Premio Príncipe de Asturias y miembro de la Academia Francesa, el autor de León el Africano y La roca de Tanios (Goncourt 1993), publica su novela más personal, Los desorientados (Alianza), el regreso literario a su juventud y a su país, Líbano, por cuya guerra emigró a Francia hace 37 años. Amin Maalouf (Beirut, 1949) escribe sobre amistad, amor, memoria y exilio a través de su protagonista, Adam, también exiliado y que lleva en el nombre "la humanidad naciente", pero pertenece "a una humanidad que se extingue".

--¿Qué le decidió a dejar Líbano?

--Yo no quería exiliarme. El primer incidente grave de la guerra pasó bajo mi ventana (casi 20 muertos). Ahí empezó la guerra, el 13 de abril de 1975. Esa noche tuve que dejar mi piso. Aunque sentí la guerra inmediatamente no pensaba en irme, incluso tenía ilusión de reunir a gente de todas las comunidades para impedirla, algo muy ingenuo. Trabajaba en un diario pero tuve que dejar de ir porque era demasiado peligroso. En los últimos meses fui a la montaña y allí observaba todo lo que pasaba, oía la radio, los bombardeos... y un día pensé "se acabó, no puedo seguir así". Fue el 14 de junio de 1976, tras 15 meses de guerra. Tomé la decisión y en 48 horas embarqué rumbo a Chipre y de allí llegué a París.

--¿Se sintió culpable por exiliarse?

--Muchos se sienten culpables, yo no. No quería participar en esa guerra, ni que mis hijos crecieran en un país en guerra, ni que con 15 años tuvieran que coger un arma y matar o que los mataran. La mayoría de los que se quedaron no se ensuciaron las manos, son gente que sufrió, que perdió seres queridos. Yo nunca he pensado que debía quedarme y sufrir como ellos, no soy masoquista. Tenemos el deber de vivir, en paz, en libertad y seguridad.

--¿Avisa en la novela de que la muerte acecha en cualquier esquina y que hay que aprovechar la vida?

--Explico mi filosofía de vida.
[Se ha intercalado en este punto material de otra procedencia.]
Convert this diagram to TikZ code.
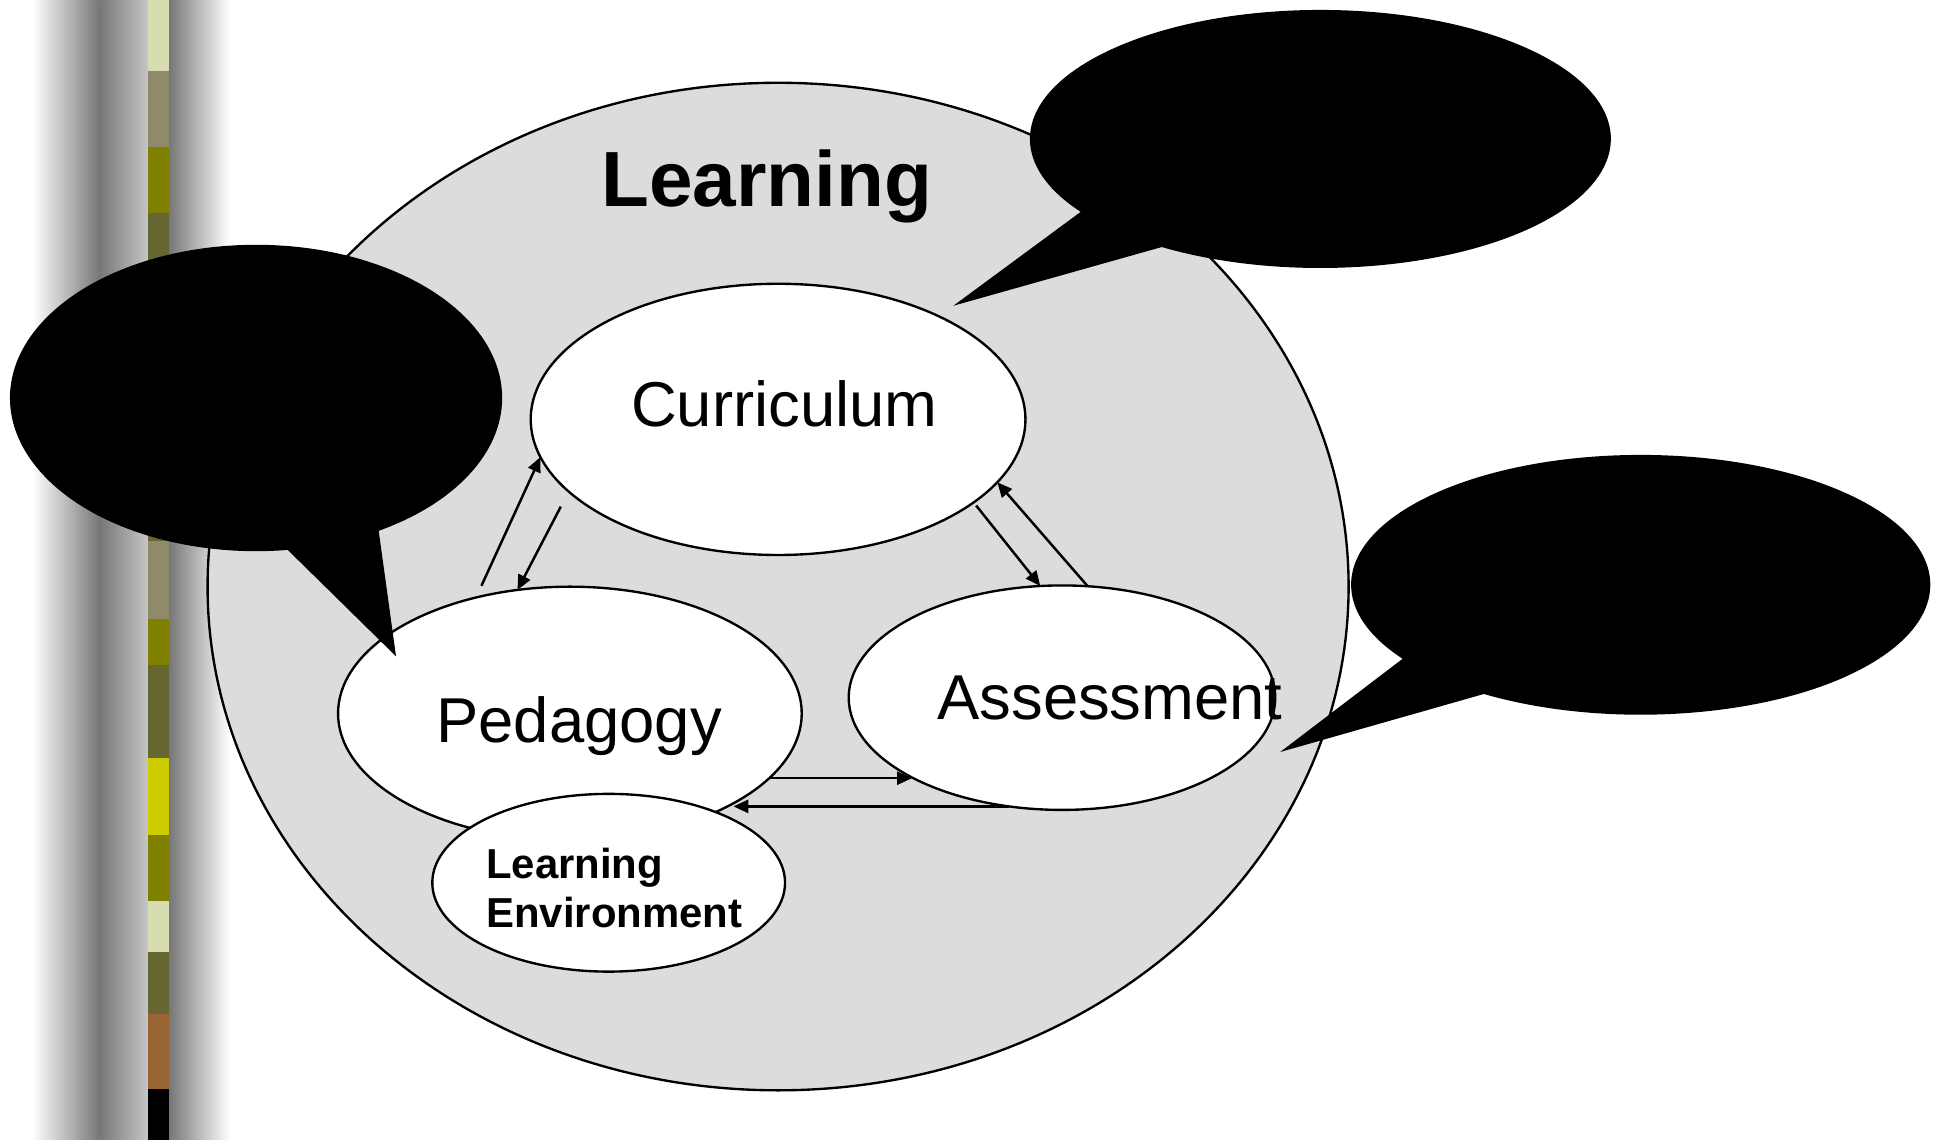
\documentclass[tikz,border=0pt]{standalone}
\usepackage{fontspec}
\setmainfont{Liberation Sans}
\usetikzlibrary{arrows.meta,shapes.geometric,shapes.callouts}

\definecolor{discgray}{HTML}{DCDCDC}
\definecolor{stripgray}{HTML}{777777}
\definecolor{pale}{HTML}{D7DDB1}
\definecolor{khaki}{HTML}{8F8A6A}
\definecolor{olivetone}{HTML}{808000}
\definecolor{darkolive}{HTML}{666633}
\definecolor{mustard}{HTML}{CCCC00}
\definecolor{rust}{HTML}{996633}

\begin{document}
\begin{tikzpicture}[x=1pt, y=-1pt, >={Triangle[length=12pt,width=10.5pt]},
  oval/.style={ellipse, draw, line width=1.9pt, fill=white, inner sep=0pt, outer sep=0pt},
  word/.style={font=\fontsize{51}{58}\selectfont, inner sep=0pt, anchor=base},
  bubble/.style={ellipse callout, fill=black, inner sep=0pt, outer sep=0pt, callout pointer arc=22.5},
  link/.style={->, line width=2pt}]
  \useasboundingbox (0,0) rectangle (1560,917);

  % Left strip
  \shade[left color=white, right color=stripgray] (26,0) rectangle (80,917);
  \shade[left color=stripgray, right color=gray!45] (80,0) rectangle (119,917);
  \shade[left color=stripgray, right color=white] (136,0) rectangle (185,917);
  \foreach \ya/\yb/\col in {0/57/pale, 57/118/khaki, 118/171/olivetone, 171/435/darkolive,
      435/498/khaki, 498/535/olivetone, 535/610/darkolive, 610/672/mustard,
      672/725/olivetone, 725/766/pale, 766/816/darkolive, 816/876/rust, 876/917/black}
    \fill[\col] (119,\ya) rectangle (136,\yb);

  % Learning: the big disc
  \node[ellipse, draw, line width=1.9pt, fill=discgray, inner sep=0pt,
    minimum width=918, minimum height=810.6] (learn) at (626,471.9) {};
  \node[font=\bfseries\fontsize{63}{72}\selectfont, anchor=base, inner sep=0pt] (ttl) at (617,166) {Learning};

  % The three parts and the environment
  \node[oval, minimum width=398, minimum height=218.2] (cur) at (626,337.4) {};
  \node[word] (curtxt) at (631,343.5) {Curriculum};
  \node[oval, minimum width=373, minimum height=204] (ped) at (458.5,574) {};
  \node[word] (pedtxt) at (466,597) {Pedagogy};
  \node[oval, minimum width=343.2, minimum height=180.6] (ass) at (854.4,561.3) {};
  \node[word] (asstxt) at (893,579) {Assessment};
  \node[oval, minimum width=283.8, minimum height=143] (env) at (489.7,710.2) {};
  \node[font=\bfseries\fontsize{33.7}{39.6}\selectfont, align=left, anchor=west, inner sep=0pt]
    (envtxt) at (391,714.7) {Learning\\Environment};

  % Arrows between the parts
  \draw[link, shorten <=10.4pt] (ped.129.1) -- (cur.189.9);
  \draw[link, shorten <=13.7pt] (cur.199) -- (ped.113.4);
  \draw[link, shorten <=3.2pt] (cur.-23.3) -- (ass.101.5);
  \draw[link] (ass.77.2) -- (cur.-16);
  \draw[link] (ped.-18) -- (ped.-18 -| ass.208.5);
  \draw[link] (ass.244.3) -- (ass.244.3 -| env.north east);

  % Speech bubbles
  \node[bubble, minimum width=467.4, minimum height=207.6,
    callout absolute pointer={(767,246)}] (calltop) at (1062.3,111.8) {};
  \node[bubble, minimum width=396, minimum height=246.5,
    callout absolute pointer={(318.6,528)}] (callleft) at (206,320.2) {};
  \node[bubble, minimum width=466, minimum height=209,
    callout absolute pointer={(1030,605)}] (callright) at (1320,470.5) {};
\end{tikzpicture}
\end{document}
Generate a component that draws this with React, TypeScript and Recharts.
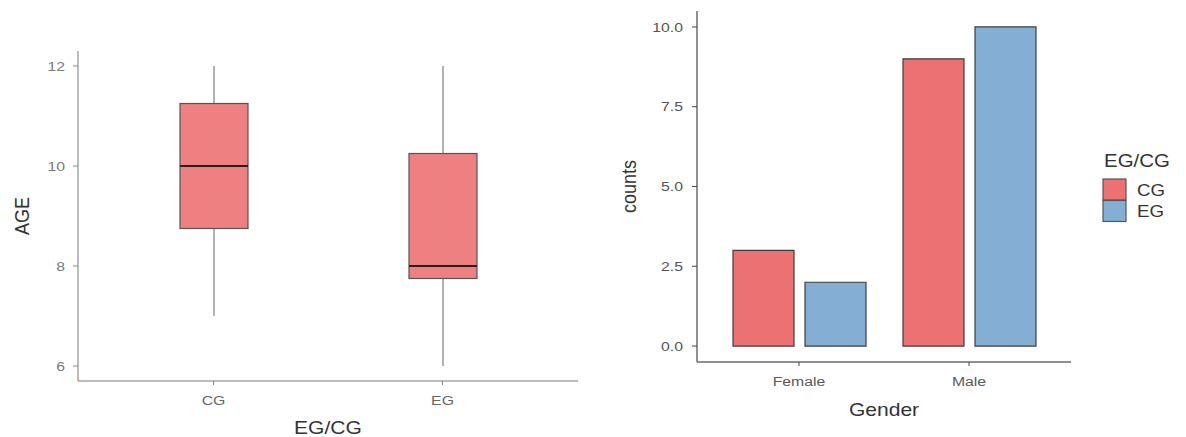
import React from "react";
import { BarChart, Bar, XAxis, YAxis, Label } from "recharts";

// Age box plot, one box per group
const groups = ["CG", "EG"];
const ageMin = [7, 6];
const ageQ1 = [8.75, 7.75];
const ageMedian = [10, 8];
const ageQ3 = [11.25, 10.25];
const ageMax = [12, 12];
const ageTicks = [6, 8, 10, 12];

// Counts per gender, split by group
const genders = ["Female", "Male"];
const cgCounts = [3, 9];
const egCounts = [2, 10];
const countTicks = [0, 2.5, 5, 7.5, 10];

const seriesNames = ["CG", "EG"];
const seriesColors = ["#ec7173", "#84aed4"];

const FONT = "'Liberation Sans', Arial, Helvetica, sans-serif";
const STRETCH = 1.17;

const boxData = groups.map((g, i) => ({
  group: g,
  range: [ageMin[i], ageMax[i]],
  min: ageMin[i],
  q1: ageQ1[i],
  median: ageMedian[i],
  q3: ageQ3[i],
  max: ageMax[i],
}));

const countData = genders.map((g, i) => ({
  gender: g,
  CG: cgCounts[i],
  EG: egCounts[i],
}));

// Horizontally widened text, anchored at (x, y)
function WideText({
  x,
  y,
  children,
  size,
  color,
  anchor = "middle",
  rotate = 0,
}: {
  x: number;
  y: number;
  children: React.ReactNode;
  size: number;
  color: string;
  anchor?: "start" | "middle" | "end";
  rotate?: number;
}) {
  return (
    <g transform={`translate(${x},${y}) scale(${STRETCH},1) rotate(${rotate})`}>
      <text
        x={0}
        y={0}
        textAnchor={anchor}
        dominantBaseline="central"
        fontFamily={FONT}
        fontSize={size}
        fill={color}
      >
        {children}
      </text>
    </g>
  );
}

function makeYTick(color: string, fmt: (v: number) => string) {
  return (props: any) => (
    <WideText x={props.x} y={props.y} size={13.5} color={color} anchor="end">
      {fmt(props.payload.value)}
    </WideText>
  );
}

function makeXTick(color: string) {
  return (props: any) => (
    <WideText x={props.x} y={props.y + 7} size={13.5} color={color}>
      {props.payload.value}
    </WideText>
  );
}

function xTitle(text: string, offset: number) {
  return (props: any) => {
    const vb = props.viewBox;
    return (
      <WideText x={vb.x + vb.width / 2} y={vb.y + offset} size={18} color="#333">
        {text}
      </WideText>
    );
  };
}

function yTitle(text: string, cx: number) {
  return (props: any) => {
    const vb = props.viewBox;
    return (
      <WideText x={cx} y={vb.y + vb.height / 2} size={18} color="#333" rotate={-90}>
        {text}
      </WideText>
    );
  };
}

// Whisker, box and median drawn from the min..max range bar
function BoxShape(props: any) {
  const { x, y, width, height, payload } = props;
  const top = Math.min(y, y + height);
  const h = Math.abs(height);
  const span = payload.max - payload.min;
  const py = (v: number) => top + ((payload.max - v) / span) * h;
  const cx = x + width / 2;
  return (
    <g>
      <line x1={cx} x2={cx} y1={py(payload.max)} y2={py(payload.min)} stroke="#8a8a8a" strokeWidth={1.3} />
      <rect
        x={x}
        y={py(payload.q3)}
        width={width}
        height={py(payload.q1) - py(payload.q3)}
        fill="#ee8082"
        stroke="#555"
        strokeWidth={1.2}
      />
      <line
        x1={x}
        x2={x + width}
        y1={py(payload.median)}
        y2={py(payload.median)}
        stroke="#222"
        strokeWidth={2}
      />
    </g>
  );
}

function AgeBoxPlot() {
  return (
    <BarChart
      width={600}
      height={437}
      data={boxData}
      margin={{ top: 51, right: 22, bottom: 0, left: 0 }}
    >
      <XAxis
        dataKey="group"
        height={56}
        padding={{ left: 21, right: 21 }}
        axisLine={{ stroke: "#a6a6a6", strokeWidth: 1.5 }}
        tickLine={{ stroke: "#8a8a8a" }}
        tickSize={4}
        tickMargin={8}
        tick={makeXTick("#666")}
      >
        <Label content={xTitle("EG/CG", 47)} />
      </XAxis>
      <YAxis
        type="number"
        domain={[5.7, 12.3]}
        ticks={ageTicks}
        allowDataOverflow
        width={78}
        axisLine={{ stroke: "#a6a6a6", strokeWidth: 1.5 }}
        tickLine={{ stroke: "#8a8a8a" }}
        tickSize={5}
        tickMargin={8}
        tick={makeYTick("#7a7a7a", (v) => String(v))}
      >
        <Label content={yTitle("AGE", 21.5)} />
      </YAxis>
      <Bar dataKey="range" barSize={68} shape={<BoxShape />} isAnimationActive={false} />
    </BarChart>
  );
}

function GenderBars() {
  return (
    <BarChart
      width={586}
      height={437}
      data={countData}
      margin={{ top: 11, right: 115, bottom: 0, left: 0 }}
      barGap={11}
    >
      <XAxis
        dataKey="gender"
        height={75}
        padding={{ left: 17, right: 17 }}
        axisLine={{ stroke: "#6a6a6a", strokeWidth: 1.3 }}
        tickLine={{ stroke: "#444" }}
        tickSize={4}
        tickMargin={8}
        tick={makeXTick("#5a5a5a")}
      >
        <Label content={xTitle("Gender", 48)} />
      </XAxis>
      <YAxis
        type="number"
        domain={[-0.5, 10.5]}
        ticks={countTicks}
        allowDataOverflow
        width={97}
        axisLine={{ stroke: "#555", strokeWidth: 1.3 }}
        tickLine={{ stroke: "#444" }}
        tickSize={5}
        tickMargin={9}
        tick={makeYTick("#555", (v) => v.toFixed(1))}
      >
        <Label content={yTitle("counts", 28)} />
      </YAxis>
      {seriesNames.map((s, i) => (
        <Bar
          key={s}
          dataKey={s}
          barSize={61}
          fill={seriesColors[i]}
          stroke="#3c3c3c"
          strokeWidth={1.2}
          isAnimationActive={false}
        />
      ))}
    </BarChart>
  );
}

function GroupLegend() {
  return (
    <svg width={100} height={90} style={{ position: "absolute", left: 1090, top: 145 }}>
      <WideText x={14} y={16} size={17.5} color="#333" anchor="start">
        EG/CG
      </WideText>
      {seriesNames.map((s, i) => (
        <g key={s}>
          <rect
            x={13}
            y={34 + i * 21.5}
            width={23}
            height={21}
            fill={seriesColors[i]}
            stroke="#555"
            strokeWidth={1.2}
          />
          <WideText x={47} y={45 + i * 21} size={16} color="#333" anchor="start">
            {s}
          </WideText>
        </g>
      ))}
    </svg>
  );
}

export default function App() {
  return (
    <div
      style={{
        position: "absolute",
        left: 0,
        top: 0,
        width: 1186,
        height: 437,
        background: "#fff",
      }}
    >
      <div style={{ position: "absolute", left: 0, top: 0 }}>
        <AgeBoxPlot />
      </div>
      <div style={{ position: "absolute", left: 600, top: 0 }}>
        <GenderBars />
      </div>
      <GroupLegend />
    </div>
  );
}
Que debemos preocuparnos de la evolución del mundo, defenderlo e intentar cambiarlo, pero sin dejar de vivir cada instante, los momentos de amistad, amor, placer, diversión y felicidad. Vivimos una época de dudas y turbulencias, seguramente de decadencia, pero es también un periodo fascinante, con medios y una calidad de vida que generaciones anteriores ni soñaron. Pero no sabemos qué hacer con esos medios, nos faltan las instrucciones morales.

--¿Y ahí puede ayudar el compromiso de los intelectuales?

--El papel del escritor es pensar el mundo y el de la cultura y la literatura es esencial. Nos permiten imaginar un mundo diferente y eso hoy, en época de crisis, es más necesario que nunca, porque nos falta una orientación, necesitamos saber hacia dónde va nuestra sociedad, con qué bases la construimos, y la cultura nos puede enseñar el camino. Es el sentido del título: estamos totalmente desorientados.

--¿Es pesimista?

--Vas a votar pero el voto no cambia nada porque la orientación de la sociedad ya está decidida, pero votas igualmente sin saber por qué. Necesitamos reinventar la democracia. No soy pesimista, soy un optimista preocupado. Pero siento impotencia porque el mundo no va en la dirección que me gustaría y no puedo hacer nada excepto decir lo que pienso.

--Usted siempre ha tendido puentes entre culturas, Oriente y Occidente.

--Diversidad implica tensiones y a la vez es una fuente de riqueza. Para construir la convivencia es esencial conocer al otro, su cultura, su literatura, cómo vive y piensa, pero evitando los prejuicios.

--¿Cómo ve la situación en Líbano?

--Muy preocupante. Ante la guerra civil en Siria la población libanesa se divide a favor de los rebeldes o a favor del poder. Hay que impedir que esa división degenere en un conflicto militar que es lo que quiere el poder sirio. Los partidos intentan evitarlo pero si la crisis siria sigue envenenándose el riesgo será mayor.

--¿Y la primavera árabe?

--No todo es primavera. Hay cosas positivas como las elecciones y el final de la dictadura pero no hay demasiada modernización, hay muchos interrogantes sobre la situación de las mujeres y la de las minorías. Hay esperanza y preocupación. Es un periodo de transición que puede durar 10, 15 o 20 años y Occidente debe ser paciente.